Another physiological trick: Lights gradually change color during long flights to reduce jet lag.
But the biggest changes come thanks to the stronger composite shell, which is less susceptible to corrosion than aluminum. Air won’t be as dry, with humidity doubled to 16 percent. The cabin will be pressurized at the equivalent of 6,000 feet — 2,000 feet lower than most planes. That should lead to fewer headaches and leave passengers with more energy during long trips. A number of passengers said Wednesday’s flight was too short to notice any improvement.
Other changes for passengers include:
• The largest overhead bins ever. They are designed at an angle to make the cabin feel significantly larger. Boeing says there’s enough room overhead for every passenger to have one carry-on bag; however, the only way that seemed feasible was with identically rectangle bags, stacked in the optimal order.
• Less noise. New engines with a wave pattern around the exhaust reduce interior and exterior noise, although Boeing won’t say by how much. Since the plane is lighter, additional sound and vibration padding can be added. Wednesday’s flight appeared quieter, but a handheld sound meter registered noise levels similar to a Boeing 777.
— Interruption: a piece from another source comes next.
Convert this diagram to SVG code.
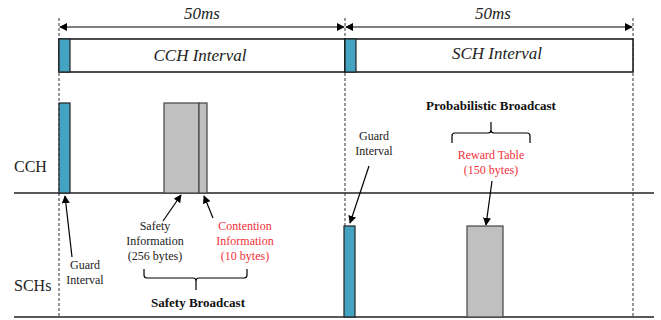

• Later models will have a turbulence dampening system. Accelerometers in the nose register a sudden drop. A signal is sent in nano seconds via fiber-optic cables to the wings. Adjustments are made and what would have been a 9-foot drop is cut to 3 feet.
Most passengers don’t know the make or model of their plane unless they read the safety instruction card. The 787’s interior is likely to change that. Even those who don’t fly it are likely to notice.
Hundreds of employees at Hong Kong International Airport stopped work to watch — and take photos — of Wednesday’s arrival.
“We’re celebrities,” said passenger Lee Simonetta of Atlanta. “We ought to just taxi around for an hour.”